Written request:
Retype the stretch of lines that starts at the line containing "Clone this chart in seaborn and matplotlib." and ends at the line containing "fig = plt.figure(figsize=(W", inclusive. Do not include pictures.

Records for the exercise:
________________________
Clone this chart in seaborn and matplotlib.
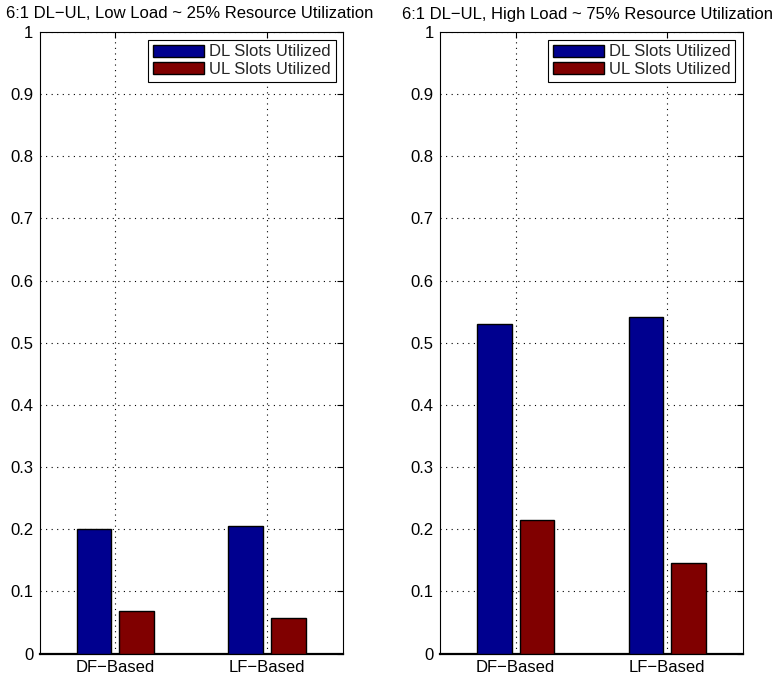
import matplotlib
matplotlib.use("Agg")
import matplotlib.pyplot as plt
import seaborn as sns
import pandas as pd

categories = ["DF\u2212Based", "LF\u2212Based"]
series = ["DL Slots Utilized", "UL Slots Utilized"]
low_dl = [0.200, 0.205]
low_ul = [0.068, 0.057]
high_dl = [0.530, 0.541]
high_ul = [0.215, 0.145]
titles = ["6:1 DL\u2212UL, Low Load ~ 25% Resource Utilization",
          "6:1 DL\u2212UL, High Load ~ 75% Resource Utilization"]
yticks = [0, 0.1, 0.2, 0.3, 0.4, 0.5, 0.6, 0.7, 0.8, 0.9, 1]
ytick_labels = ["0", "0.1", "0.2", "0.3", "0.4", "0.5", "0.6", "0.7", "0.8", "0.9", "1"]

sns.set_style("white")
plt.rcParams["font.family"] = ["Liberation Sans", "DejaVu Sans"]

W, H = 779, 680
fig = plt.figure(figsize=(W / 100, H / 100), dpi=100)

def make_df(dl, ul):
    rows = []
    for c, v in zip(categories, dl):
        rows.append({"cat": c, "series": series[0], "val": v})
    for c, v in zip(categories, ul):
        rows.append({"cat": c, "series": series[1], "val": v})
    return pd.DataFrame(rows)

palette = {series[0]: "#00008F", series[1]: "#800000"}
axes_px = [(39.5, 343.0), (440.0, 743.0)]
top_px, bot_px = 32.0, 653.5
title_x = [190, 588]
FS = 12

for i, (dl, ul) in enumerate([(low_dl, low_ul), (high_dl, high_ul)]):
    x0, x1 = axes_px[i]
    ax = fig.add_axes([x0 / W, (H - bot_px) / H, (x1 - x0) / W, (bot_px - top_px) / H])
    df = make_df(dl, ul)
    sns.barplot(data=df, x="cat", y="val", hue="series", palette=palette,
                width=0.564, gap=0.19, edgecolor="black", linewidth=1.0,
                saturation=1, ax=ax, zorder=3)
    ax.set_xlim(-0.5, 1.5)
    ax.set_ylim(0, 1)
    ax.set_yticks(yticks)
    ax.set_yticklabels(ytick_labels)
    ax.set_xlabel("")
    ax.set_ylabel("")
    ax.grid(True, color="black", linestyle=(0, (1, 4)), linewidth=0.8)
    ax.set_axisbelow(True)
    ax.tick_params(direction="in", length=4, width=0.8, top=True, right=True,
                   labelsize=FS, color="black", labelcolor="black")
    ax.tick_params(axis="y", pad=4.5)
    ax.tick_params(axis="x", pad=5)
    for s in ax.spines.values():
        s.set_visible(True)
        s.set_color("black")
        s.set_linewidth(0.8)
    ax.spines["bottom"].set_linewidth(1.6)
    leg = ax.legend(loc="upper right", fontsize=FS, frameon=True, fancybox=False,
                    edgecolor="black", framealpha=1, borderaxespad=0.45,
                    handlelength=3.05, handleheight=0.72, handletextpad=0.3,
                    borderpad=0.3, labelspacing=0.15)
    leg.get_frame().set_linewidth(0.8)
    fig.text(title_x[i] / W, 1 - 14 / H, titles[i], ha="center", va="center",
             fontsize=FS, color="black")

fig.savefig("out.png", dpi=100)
________________________
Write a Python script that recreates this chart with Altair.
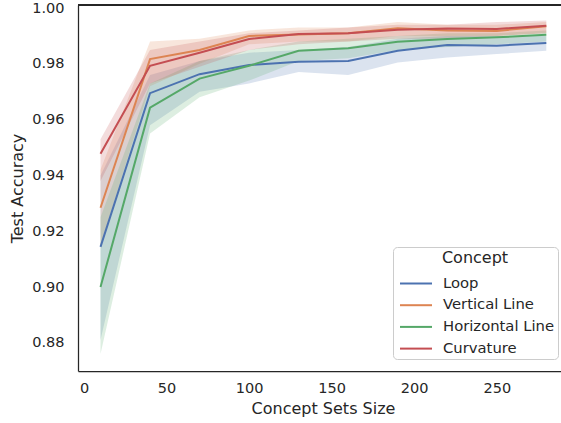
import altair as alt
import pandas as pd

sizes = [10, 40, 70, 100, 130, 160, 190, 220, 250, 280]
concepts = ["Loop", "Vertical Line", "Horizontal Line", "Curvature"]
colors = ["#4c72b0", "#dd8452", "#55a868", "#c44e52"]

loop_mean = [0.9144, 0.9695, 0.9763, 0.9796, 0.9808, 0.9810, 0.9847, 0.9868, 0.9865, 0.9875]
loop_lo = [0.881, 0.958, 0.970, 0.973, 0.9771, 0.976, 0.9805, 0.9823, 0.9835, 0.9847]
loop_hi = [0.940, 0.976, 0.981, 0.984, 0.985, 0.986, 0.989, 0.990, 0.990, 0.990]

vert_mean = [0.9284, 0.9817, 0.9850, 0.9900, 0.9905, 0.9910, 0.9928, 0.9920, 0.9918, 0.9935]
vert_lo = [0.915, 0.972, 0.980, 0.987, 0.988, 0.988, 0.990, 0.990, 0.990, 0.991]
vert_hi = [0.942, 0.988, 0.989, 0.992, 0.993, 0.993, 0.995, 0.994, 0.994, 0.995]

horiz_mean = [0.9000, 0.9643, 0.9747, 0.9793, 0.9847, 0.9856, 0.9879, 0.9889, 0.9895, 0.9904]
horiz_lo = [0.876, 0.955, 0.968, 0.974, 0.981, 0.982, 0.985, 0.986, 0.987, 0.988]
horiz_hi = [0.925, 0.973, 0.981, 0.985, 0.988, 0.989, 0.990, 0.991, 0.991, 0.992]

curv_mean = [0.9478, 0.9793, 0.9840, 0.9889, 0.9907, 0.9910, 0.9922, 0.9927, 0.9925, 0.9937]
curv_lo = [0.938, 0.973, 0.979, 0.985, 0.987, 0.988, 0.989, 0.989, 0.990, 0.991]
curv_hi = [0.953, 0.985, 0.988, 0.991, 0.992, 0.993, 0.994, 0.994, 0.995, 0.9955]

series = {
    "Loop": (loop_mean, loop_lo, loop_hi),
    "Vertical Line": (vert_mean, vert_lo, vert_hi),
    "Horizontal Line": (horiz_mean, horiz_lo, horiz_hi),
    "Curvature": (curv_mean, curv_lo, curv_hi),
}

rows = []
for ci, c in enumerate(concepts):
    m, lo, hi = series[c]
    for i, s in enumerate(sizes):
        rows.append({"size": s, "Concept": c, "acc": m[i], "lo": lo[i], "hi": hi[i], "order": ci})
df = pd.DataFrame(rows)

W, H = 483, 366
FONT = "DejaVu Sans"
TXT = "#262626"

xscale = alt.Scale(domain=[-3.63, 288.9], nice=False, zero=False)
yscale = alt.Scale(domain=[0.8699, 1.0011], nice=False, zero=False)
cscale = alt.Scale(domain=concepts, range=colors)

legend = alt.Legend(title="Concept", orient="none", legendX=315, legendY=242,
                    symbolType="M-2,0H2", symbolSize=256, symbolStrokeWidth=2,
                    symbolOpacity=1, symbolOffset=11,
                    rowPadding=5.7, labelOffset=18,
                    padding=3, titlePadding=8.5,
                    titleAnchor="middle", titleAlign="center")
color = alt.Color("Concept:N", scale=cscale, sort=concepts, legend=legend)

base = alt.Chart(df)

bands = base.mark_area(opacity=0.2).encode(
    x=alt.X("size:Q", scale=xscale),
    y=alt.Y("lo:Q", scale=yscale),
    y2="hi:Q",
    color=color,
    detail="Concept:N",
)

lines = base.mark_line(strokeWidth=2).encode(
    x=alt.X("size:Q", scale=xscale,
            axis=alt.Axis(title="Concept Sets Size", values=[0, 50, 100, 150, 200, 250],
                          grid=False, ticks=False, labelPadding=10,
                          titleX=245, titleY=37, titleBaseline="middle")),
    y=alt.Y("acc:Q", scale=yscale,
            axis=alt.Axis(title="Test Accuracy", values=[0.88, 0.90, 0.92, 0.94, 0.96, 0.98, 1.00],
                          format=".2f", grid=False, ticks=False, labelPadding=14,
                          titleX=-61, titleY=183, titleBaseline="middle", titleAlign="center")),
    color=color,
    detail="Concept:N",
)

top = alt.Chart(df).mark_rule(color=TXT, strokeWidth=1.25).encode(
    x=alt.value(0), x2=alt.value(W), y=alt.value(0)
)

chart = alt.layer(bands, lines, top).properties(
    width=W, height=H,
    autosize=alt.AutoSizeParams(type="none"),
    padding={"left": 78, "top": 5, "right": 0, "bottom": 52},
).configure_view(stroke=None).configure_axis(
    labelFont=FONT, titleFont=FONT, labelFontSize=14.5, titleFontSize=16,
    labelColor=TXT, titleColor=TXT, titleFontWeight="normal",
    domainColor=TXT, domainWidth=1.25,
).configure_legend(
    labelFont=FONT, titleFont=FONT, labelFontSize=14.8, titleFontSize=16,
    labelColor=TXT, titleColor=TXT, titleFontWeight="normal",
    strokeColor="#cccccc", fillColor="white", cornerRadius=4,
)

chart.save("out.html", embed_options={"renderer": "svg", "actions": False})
________________________
Reply to the exercise:
Clone this chart in seaborn and matplotlib.
import matplotlib
matplotlib.use("Agg")
import matplotlib.pyplot as plt
import seaborn as sns
import pandas as pd

categories = ["DF\u2212Based", "LF\u2212Based"]
series = ["DL Slots Utilized", "UL Slots Utilized"]
low_dl = [0.200, 0.205]
low_ul = [0.068, 0.057]
high_dl = [0.530, 0.541]
high_ul = [0.215, 0.145]
titles = ["6:1 DL\u2212UL, Low Load ~ 25% Resource Utilization",
          "6:1 DL\u2212UL, High Load ~ 75% Resource Utilization"]
yticks = [0, 0.1, 0.2, 0.3, 0.4, 0.5, 0.6, 0.7, 0.8, 0.9, 1]
ytick_labels = ["0", "0.1", "0.2", "0.3", "0.4", "0.5", "0.6", "0.7", "0.8", "0.9", "1"]

sns.set_style("white")
plt.rcParams["font.family"] = ["Liberation Sans", "DejaVu Sans"]

W, H = 779, 680
fig = plt.figure(figsize=(W / 100, H / 100), dpi=100)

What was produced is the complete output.